Given material:
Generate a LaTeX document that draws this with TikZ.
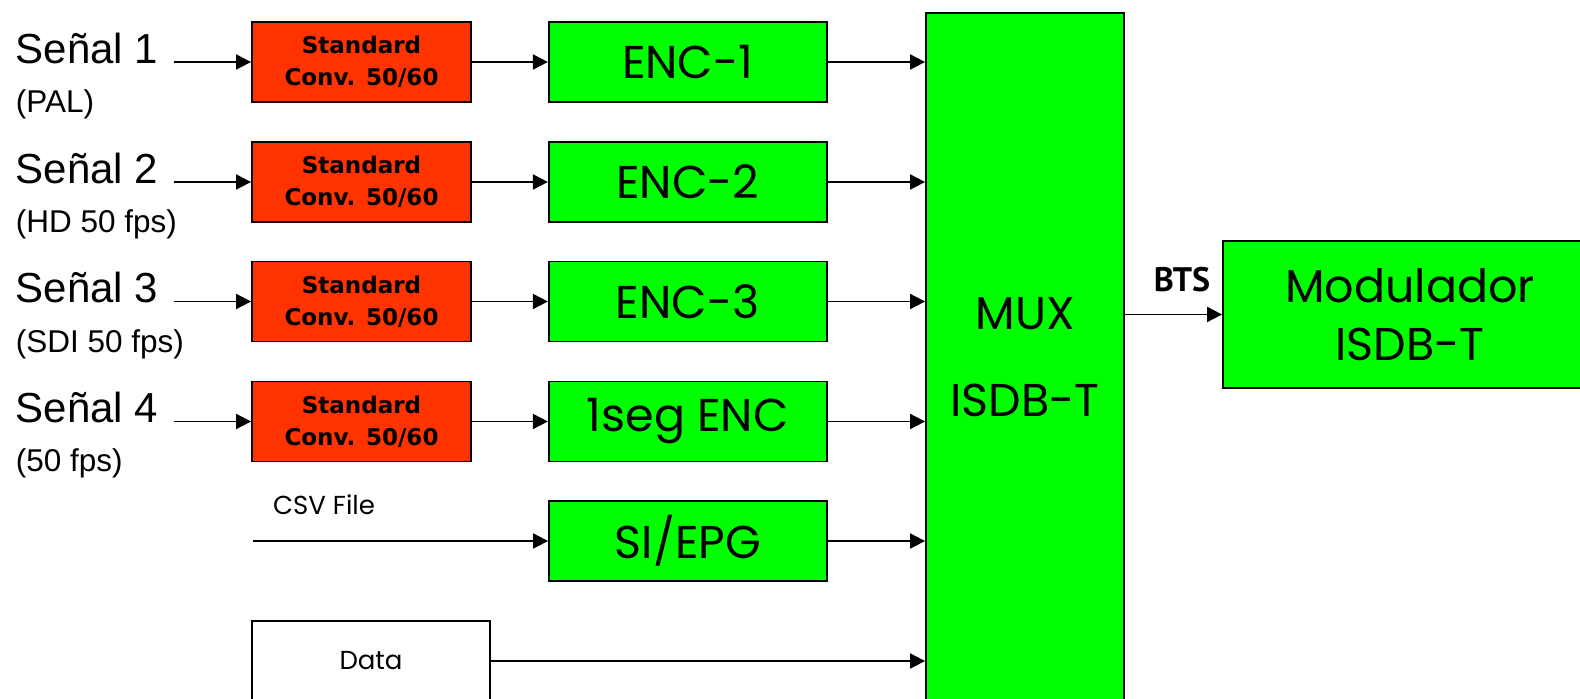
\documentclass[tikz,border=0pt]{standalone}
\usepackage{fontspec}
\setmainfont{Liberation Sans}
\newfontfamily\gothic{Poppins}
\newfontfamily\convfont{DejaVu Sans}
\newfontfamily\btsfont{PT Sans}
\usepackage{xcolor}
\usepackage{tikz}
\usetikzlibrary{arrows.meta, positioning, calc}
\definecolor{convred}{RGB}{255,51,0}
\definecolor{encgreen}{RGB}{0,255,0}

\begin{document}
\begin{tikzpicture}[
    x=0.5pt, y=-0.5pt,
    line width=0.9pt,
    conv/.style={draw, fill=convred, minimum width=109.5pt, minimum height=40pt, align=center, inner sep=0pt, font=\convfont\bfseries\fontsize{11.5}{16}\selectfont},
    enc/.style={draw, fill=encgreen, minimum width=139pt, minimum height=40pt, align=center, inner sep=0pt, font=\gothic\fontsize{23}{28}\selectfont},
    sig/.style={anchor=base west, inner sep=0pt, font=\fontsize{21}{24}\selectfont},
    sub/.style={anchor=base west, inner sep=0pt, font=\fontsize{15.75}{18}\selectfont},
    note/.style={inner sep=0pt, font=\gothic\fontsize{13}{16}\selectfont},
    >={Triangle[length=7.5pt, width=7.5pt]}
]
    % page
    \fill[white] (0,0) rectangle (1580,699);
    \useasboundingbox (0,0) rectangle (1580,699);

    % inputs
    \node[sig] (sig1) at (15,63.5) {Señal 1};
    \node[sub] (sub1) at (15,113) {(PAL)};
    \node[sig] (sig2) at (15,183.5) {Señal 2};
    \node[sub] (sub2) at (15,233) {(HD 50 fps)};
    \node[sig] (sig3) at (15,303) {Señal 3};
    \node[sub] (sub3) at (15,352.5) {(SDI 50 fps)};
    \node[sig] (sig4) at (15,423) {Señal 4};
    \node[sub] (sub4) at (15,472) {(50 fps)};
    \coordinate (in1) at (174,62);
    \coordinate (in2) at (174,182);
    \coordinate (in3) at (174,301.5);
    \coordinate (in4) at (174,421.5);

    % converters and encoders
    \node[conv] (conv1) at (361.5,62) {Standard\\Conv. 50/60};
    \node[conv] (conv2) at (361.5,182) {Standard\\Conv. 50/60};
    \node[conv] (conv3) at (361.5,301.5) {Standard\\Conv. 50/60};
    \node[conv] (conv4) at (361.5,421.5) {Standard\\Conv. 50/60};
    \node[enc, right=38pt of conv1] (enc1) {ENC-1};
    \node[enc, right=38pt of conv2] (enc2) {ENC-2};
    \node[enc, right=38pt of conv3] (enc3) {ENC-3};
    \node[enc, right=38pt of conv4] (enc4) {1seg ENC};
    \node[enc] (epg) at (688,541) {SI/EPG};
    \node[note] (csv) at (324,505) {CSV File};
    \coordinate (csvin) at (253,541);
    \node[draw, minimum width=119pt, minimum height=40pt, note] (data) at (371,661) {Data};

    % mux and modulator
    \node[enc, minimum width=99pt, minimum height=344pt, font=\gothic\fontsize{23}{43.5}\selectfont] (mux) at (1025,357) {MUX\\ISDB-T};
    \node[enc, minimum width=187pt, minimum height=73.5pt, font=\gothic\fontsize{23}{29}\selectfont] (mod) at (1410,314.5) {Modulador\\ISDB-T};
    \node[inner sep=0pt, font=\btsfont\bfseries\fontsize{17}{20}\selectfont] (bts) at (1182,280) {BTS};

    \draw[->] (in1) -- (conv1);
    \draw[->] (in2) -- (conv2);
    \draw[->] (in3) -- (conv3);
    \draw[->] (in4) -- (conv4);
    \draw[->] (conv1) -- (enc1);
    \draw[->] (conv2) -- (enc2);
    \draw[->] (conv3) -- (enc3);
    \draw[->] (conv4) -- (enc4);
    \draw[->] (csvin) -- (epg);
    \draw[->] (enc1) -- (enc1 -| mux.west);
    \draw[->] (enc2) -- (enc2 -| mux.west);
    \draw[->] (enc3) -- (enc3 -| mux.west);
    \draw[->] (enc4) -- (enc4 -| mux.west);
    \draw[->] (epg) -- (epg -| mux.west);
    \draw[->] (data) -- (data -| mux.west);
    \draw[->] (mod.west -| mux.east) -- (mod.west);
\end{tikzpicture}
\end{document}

Task to carry out: Copy each line above precisely, dropping the pictures.

Output for this exercise:
Generate a LaTeX document that draws this with TikZ.
\documentclass[tikz,border=0pt]{standalone}
\usepackage{fontspec}
\setmainfont{Liberation Sans}
\newfontfamily\gothic{Poppins}
\newfontfamily\convfont{DejaVu Sans}
\newfontfamily\btsfont{PT Sans}
\usepackage{xcolor}
\usepackage{tikz}
\usetikzlibrary{arrows.meta, positioning, calc}
\definecolor{convred}{RGB}{255,51,0}
\definecolor{encgreen}{RGB}{0,255,0}

\begin{document}
\begin{tikzpicture}[
    x=0.5pt, y=-0.5pt,
    line width=0.9pt,
    conv/.style={draw, fill=convred, minimum width=109.5pt, minimum height=40pt, align=center, inner sep=0pt, font=\convfont\bfseries\fontsize{11.5}{16}\selectfont},
    enc/.style={draw, fill=encgreen, minimum width=139pt, minimum height=40pt, align=center, inner sep=0pt, font=\gothic\fontsize{23}{28}\selectfont},
    sig/.style={anchor=base west, inner sep=0pt, font=\fontsize{21}{24}\selectfont},
    sub/.style={anchor=base west, inner sep=0pt, font=\fontsize{15.75}{18}\selectfont},
    note/.style={inner sep=0pt, font=\gothic\fontsize{13}{16}\selectfont},
    >={Triangle[length=7.5pt, width=7.5pt]}
]
    % page
    \fill[white] (0,0) rectangle (1580,699);
    \useasboundingbox (0,0) rectangle (1580,699);

    % inputs
    \node[sig] (sig1) at (15,63.5) {Señal 1};
    \node[sub] (sub1) at (15,113) {(PAL)};
    \node[sig] (sig2) at (15,183.5) {Señal 2};
    \node[sub] (sub2) at (15,233) {(HD 50 fps)};
    \node[sig] (sig3) at (15,303) {Señal 3};
    \node[sub] (sub3) at (15,352.5) {(SDI 50 fps)};
    \node[sig] (sig4) at (15,423) {Señal 4};
    \node[sub] (sub4) at (15,472) {(50 fps)};
    \coordinate (in1) at (174,62);
    \coordinate (in2) at (174,182);
    \coordinate (in3) at (174,301.5);
    \coordinate (in4) at (174,421.5);

    % converters and encoders
    \node[conv] (conv1) at (361.5,62) {Standard\\Conv. 50/60};
    \node[conv] (conv2) at (361.5,182) {Standard\\Conv. 50/60};
    \node[conv] (conv3) at (361.5,301.5) {Standard\\Conv. 50/60};
    \node[conv] (conv4) at (361.5,421.5) {Standard\\Conv. 50/60};
    \node[enc, right=38pt of conv1] (enc1) {ENC-1};
    \node[enc, right=38pt of conv2] (enc2) {ENC-2};
    \node[enc, right=38pt of conv3] (enc3) {ENC-3};
    \node[enc, right=38pt of conv4] (enc4) {1seg ENC};
    \node[enc] (epg) at (688,541) {SI/EPG};
    \node[note] (csv) at (324,505) {CSV File};
    \coordinate (csvin) at (253,541);
    \node[draw, minimum width=119pt, minimum height=40pt, note] (data) at (371,661) {Data};

    % mux and modulator
    \node[enc, minimum width=99pt, minimum height=344pt, font=\gothic\fontsize{23}{43.5}\selectfont] (mux) at (1025,357) {MUX\\ISDB-T};
    \node[enc, minimum width=187pt, minimum height=73.5pt, font=\gothic\fontsize{23}{29}\selectfont] (mod) at (1410,314.5) {Modulador\\ISDB-T};
    \node[inner sep=0pt, font=\btsfont\bfseries\fontsize{17}{20}\selectfont] (bts) at (1182,280) {BTS};

    \draw[->] (in1) -- (conv1);
    \draw[->] (in2) -- (conv2);
    \draw[->] (in3) -- (conv3);
    \draw[->] (in4) -- (conv4);
    \draw[->] (conv1) -- (enc1);
    \draw[->] (conv2) -- (enc2);
    \draw[->] (conv3) -- (enc3);
    \draw[->] (conv4) -- (enc4);
    \draw[->] (csvin) -- (epg);
    \draw[->] (enc1) -- (enc1 -| mux.west);
    \draw[->] (enc2) -- (enc2 -| mux.west);
    \draw[->] (enc3) -- (enc3 -| mux.west);
    \draw[->] (enc4) -- (enc4 -| mux.west);
    \draw[->] (epg) -- (epg -| mux.west);
    \draw[->] (data) -- (data -| mux.west);
    \draw[->] (mod.west -| mux.east) -- (mod.west);
\end{tikzpicture}
\end{document}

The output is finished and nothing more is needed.